Portable ultrasound gives local ER doctors insight

Published 5:45 pm Friday, December 14, 2018

By J.R. Tidwell / Editor

Speed can become a crucial factor when it comes to working in the emergency room at a hospital.

One of the devices that ER physicians at St. Vincent’s Chilton use to help with diagnosing patients is a portable ultrasound machine.

“We have point-of-care ultrasound,” said Dr. Sean Vanlandingham, the medical director of the hospital’s ER department. “Ultrasound is not new necessarily, but the use of it in the ER is. Many people are familiar with ultrasounds, particularly when they are pregnant. In the last 10 years in the field of emergency medicine, ultrasound has become an integral part of how emergency physicians diagnose and treat their patients.”

Vanlandingham said that using portable ultrasound technology allows ER doctors to get a better look at certain types of trauma more rapidly than other methods, which could mean the difference between life or death.

“A very common exam ER doctors will do is what is called the FAST exam, the Focused Assessment with Sonography for Trauma,” he said. “What that means is if someone has a car accident out on the interstate, they get brought into the ER and they are having horrible abdominal pain, just by looking at them you don’t know yet what all is wrong.

“They might be fine and can go home later with a muscle relaxer, or they might have lacerated their liver and spleen and be in need of emergency surgery. ER physicians can do this FAST exam and literally in less than 60 seconds look in all four quadrants of the abdomen, and we are able to see (things like) if there is any free fluid or blood surrounding the spleen, liver or underneath the bladder. If they have that, we know right away that they have a serious abdominal injury.”

Vanlandingham said the next step upon discovering such a serious injury would be taking the patient to see a trauma surgeon.

“You can do that literally within minutes, whereas before that you have to wait for your CAT scan,” he said. “Even when you do that as fast as possible, that could take 30 minutes. In some cases that 29 minutes makes a big difference for the outcome of the patient.”

Vanlandingham describes himself as an “ultrasound fanatic,” and he sees the technology as a doctor’s new stethoscope.

“Doctors have always used stethoscopes to listen to our patients (for things like) heart murmurs and your lungs and your breathing,” he said. “Because ultrasound technology has progressed to the point where it is now portable and much more effective at rendering an image where you can understand what you are looking at, it now is a way for me to be able to see inside a patient.”

One of the benefits of using portable ultrasound technology is a doctor’s ability to be with the patient and give them real-time information while using the device. This can help ease a patient’s concerns more rapidly and also gives the physician’s care a more personal touch than if they were standing in another room say during an MRI or CAT scan.

According to Vanlandingham, another advantage of using ultrasound imaging is it being “safer” than other methods.

“With X-rays and CAT scans, there is radiation involved,” he said. “It is proven that the more CAT scans you have, the risk of you getting cancer later in life is slightly increased. Ultrasound uses sound. It works the same way that bats and dolphins find their food. It is completely harmless to the patient. It is just sound waves that enter the patient and get reflected back.

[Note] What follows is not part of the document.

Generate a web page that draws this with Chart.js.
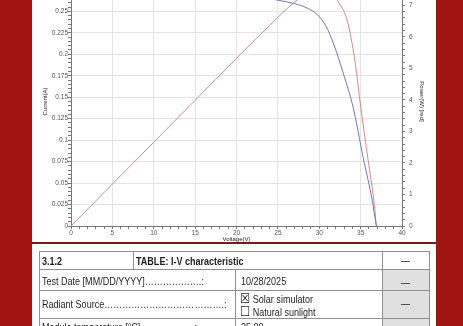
<!DOCTYPE html>
<html>
<head>
<meta charset="utf-8">
<script src="https://cdn.jsdelivr.net/npm/chart.js@4"></script>
<style>
  html, body { margin: 0; padding: 0; }
  body {
    width: 463px; height: 326px; overflow: hidden; position: relative;
    background: #a1140f;
    font-family: "Liberation Sans", Arial, sans-serif;
  }
  #page { position: absolute; left: 32px; top: 0; width: 404px; height: 326px; background: #fff; }
  #chartBox { position: absolute; left: 32px; top: -31px; width: 404px; height: 274px; }
  #rule { position: absolute; left: 32px; top: 242px; width: 404px; height: 2px; background: #6e1e1e; }
  .cell { position: absolute; box-sizing: border-box; border: 1px solid #909090; }
  .grey { background: #e0e0e0; }
  .txt {
    position: absolute; font-size: 11px; line-height: 13px; color: #1e1e1e;
    white-space: nowrap; transform: scaleX(0.82); transform-origin: 0 0;
  }
  .b { font-weight: bold; }
  .box { font-family: "DejaVu Sans", sans-serif; font-size: 14px; line-height: 13px; }
</style>
</head>
<body>
<div id="page"></div>
<div id="chartBox"><canvas id="ivChart"></canvas></div>
<div id="rule"></div>

<!-- table cells -->
<div class="cell" style="left:39px;top:251px;width:95px;height:19px"></div>
<div class="cell" style="left:133px;top:251px;width:250px;height:19px"></div>
<div class="cell" style="left:382px;top:251px;width:48px;height:19px"></div>
<div class="cell" style="left:39px;top:269px;width:197px;height:22px"></div>
<div class="cell" style="left:235px;top:269px;width:148px;height:22px"></div>
<div class="cell grey" style="left:382px;top:269px;width:48px;height:22px"></div>
<div class="cell" style="left:39px;top:290px;width:197px;height:29px"></div>
<div class="cell" style="left:235px;top:290px;width:148px;height:29px"></div>
<div class="cell grey" style="left:382px;top:290px;width:48px;height:29px"></div>
<div class="cell" style="left:39px;top:318px;width:197px;height:30px"></div>
<div class="cell" style="left:235px;top:318px;width:148px;height:30px"></div>
<div class="cell grey" style="left:382px;top:318px;width:48px;height:30px"></div>

<div class="txt b" style="left:42px;top:255px">3.1.2</div>
<div class="txt b" style="left:136px;top:255px">TABLE: I-V characteristic</div>
<div class="txt" style="left:401px;top:254px">—</div>

<div class="txt" style="left:42px;top:274.5px">Test Date [MM/DD/YYYY]……………….:</div>
<div class="txt" style="left:240.5px;top:274.5px">10/28/2025</div>
<div class="txt" style="left:401px;top:275.5px">—</div>

<div class="txt" style="left:42px;top:298px">Radiant Source………………………………….:</div>
<div class="txt" style="left:240px;top:292px"><span class="box">☒</span> Solar simulator</div>
<div class="txt" style="left:240px;top:304.5px"><span class="box">☐</span> Natural sunlight</div>
<div class="txt" style="left:401px;top:297px">—</div>

<div class="txt" style="left:42px;top:321px">Module temperature [°C]………………:</div>
<div class="txt" style="left:240.5px;top:321px">25.00</div>
<div class="txt" style="left:401px;top:321px">—</div>

<script>
// I-V curve (left axis)
const ivVoltage = [0, 5, 10, 15, 20, 23, 25, 27, 28.5, 29.8, 30.8, 31.7, 32.9, 34.1, 35.3, 36.4, 36.9];
const ivCurrent = [0.27, 0.2698, 0.2696, 0.2693, 0.2685, 0.2665, 0.263, 0.259, 0.254, 0.246, 0.233, 0.213, 0.178, 0.138, 0.08, 0.03, 0];

// P-V curve (right axis)
const pvVoltage = [0, 5, 10, 15, 20, 24, 27, 29, 30.5, 31.5, 32.2, 33.4, 34.3, 35.0, 35.9, 36.6, 36.9];
const pvPower = [0, 1.33, 2.66, 3.99, 5.32, 6.36, 7.1, 7.42, 7.5, 7.38, 7.15, 6.5, 5.25, 3.8, 2.1, 0.8, 0];

// labelled ticks
const voltageTicks = [0, 5, 10, 15, 20, 25, 30, 35, 40];
const currentTicks = [0, 0.025, 0.05, 0.075, 0.1, 0.125, 0.15, 0.175, 0.2, 0.225, 0.25];
const powerTicks = [0, 1, 2, 3, 4, 5, 6, 7];

const isMajor = (list, v) => list.some(t => Math.abs(t - v) < 1e-9);
const tickFont = { family: "Liberation Sans", size: 6.5 };
const titleFont = { family: "Liberation Sans", size: 6 };
const gridCol = list => c => isMajor(list, c.tick.value) ? '#e4e4e4' : 'rgba(0,0,0,0)';

new Chart(document.getElementById('ivChart'), {
  type: 'line',
  data: {
    datasets: [
      {
        data: ivVoltage.map((v, i) => ({ x: v, y: ivCurrent[i] })),
        yAxisID: 'y',
        borderColor: '#7676b2',
        borderWidth: 1,
        pointRadius: 0,
        cubicInterpolationMode: 'monotone'
      },
      {
        data: pvVoltage.map((v, i) => ({ x: v, y: pvPower[i] })),
        yAxisID: 'y1',
        borderColor: '#d68888',
        borderWidth: 1,
        pointRadius: 0,
        cubicInterpolationMode: 'monotone'
      }
    ]
  },
  options: {
    responsive: true,
    maintainAspectRatio: false,
    animation: false,
    layout: { padding: { top: 8, left: 0, right: 0, bottom: 0 } },
    plugins: { legend: { display: false }, tooltip: { enabled: false } },
    scales: {
      x: {
        type: 'linear', min: 0, max: 40,
        ticks: {
          stepSize: 1, autoSkip: false, maxRotation: 0, padding: 0,
          font: tickFont, color: '#555',
          callback: v => isMajor(voltageTicks, v) ? String(v) : ''
        },
        grid: { color: gridCol(voltageTicks), tickColor: '#777', tickLength: 3 },
        border: { color: '#777' },
        title: { display: true, text: 'Voltage(V)', font: titleFont, color: '#222', padding: 0 },
        afterFit: s => { s.height = 17; }
      },
      y: {
        position: 'left', min: 0, max: 0.29,
        ticks: {
          stepSize: 0.005, autoSkip: false, padding: 0,
          font: tickFont, color: '#555',
          callback: v => isMajor(currentTicks, v) ? String(Math.round(v * 1000) / 1000) : ''
        },
        grid: { color: gridCol(currentTicks), tickColor: '#777', tickLength: 3 },
        border: { color: '#777' },
        title: { display: true, text: 'Current(A)', font: titleFont, color: '#222', padding: { top: 9.4, bottom: 0 } },
        afterFit: s => { s.width = 39; }
      },
      y1: {
        position: 'right', min: 0, max: 7.9,
        ticks: {
          stepSize: 0.2, autoSkip: false, padding: 4,
          font: tickFont, color: '#555',
          callback: v => isMajor(powerTicks, v) ? String(Math.round(v)) : ''
        },
        grid: { drawOnChartArea: false, tickColor: '#777', tickLength: 3 },
        border: { color: '#777' },
        title: { display: true, text: 'Power(W) [red]', font: titleFont, color: '#222', padding: { top: 10.4, bottom: 0 } },
        afterFit: s => { s.width = 34; }
      }
    }
  }
});
</script>
</body>
</html>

“You have to use it in the appropriate circumstances. Sometimes you absolutely need to get a CAT scan, MRI or X-ray because that’s the best test to diagnose what you are looking for.”

St. Vincent’s Chilton administrator Suzannah Campbell said that having portable ultrasound is part of “providing this community with every possible medical service they could need so that they don’t have to leave the community for care,” which has always been the hospital’s goal.

“There is always work to be done and more services that can be added, but it is wonderful to have this technology and to be able to give the physicians in the emergency department the option to look into the patient and find out what is going on more rapidly and get them the care they need,” she said.